I am reading this book currently and I just wanted to share. The premise of it is, we often react to people based on what we hear, perceive as the meaning of what they are saying, and from our own viewpoint.
A man could come home for dinner, yell "This GLOP AGAIN! WHy are you serving me this? You KNOW I don't like this mush for dinner!"
The woman hears: "You imbicile! You lazy lout! Why are you not cooking what I LIKE to eat."
First, the man could rephrase this by saying: "I know you wouldn't have served me this without a really good reason. Can we talk about it?"
The woman could respond to his comment with "I don't want to bore you with the details of my day, but I had intended to cook a better looking meal and i just got pressed for time today. I wish I could have made the other as well."
The book tells about how we assume things to be the case with the other person, based on what we're thinking of their motive, character, etc.
I am learning a LOT from this book!
Here. is more:
"In a person whose basic response to any situation is hostility, suspicion and a desire for control, stress hormones constantly surge through the body because everything is perceived as a threat."
"If I know somebody well, in ten minutes...I could perhaps say to them things so cruel, so destructive, that they would never forget them for the rest of their life. But could I, in ten minutes say things so beautiful, so creative, that they would never forget them?"
After pondering these two quotes, I feel very glad that I responded to the people of my past, when they came on here to post, the way I did. I could have sat there saying "yeah, but YOU...don't sit there and lie about it, you did ________, you just want people to take your side but you KNOW you are an __________________..."

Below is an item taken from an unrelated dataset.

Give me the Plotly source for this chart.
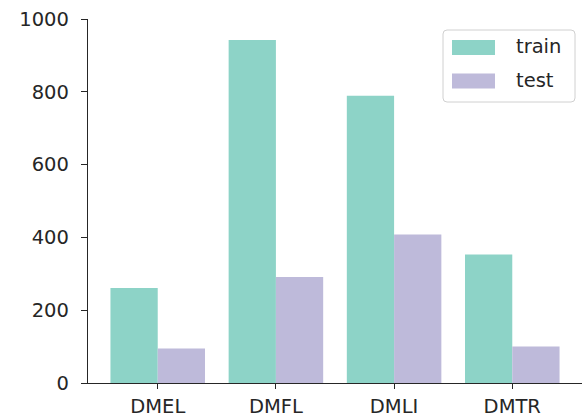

I could have retaliated on them all, yet, in my heart I really do love them still. Love doesn't fight back in a cruel, cutting way. It doesn't say things to people that are destructive and cruel, that will cut them down or make them see themselves as rotten and hopeless. After all, these people in my life, were made to feel that way by their own families, friends, others...isn't it my job to show them that they DO have value? That they ARE worth loving? That they can find HOPE?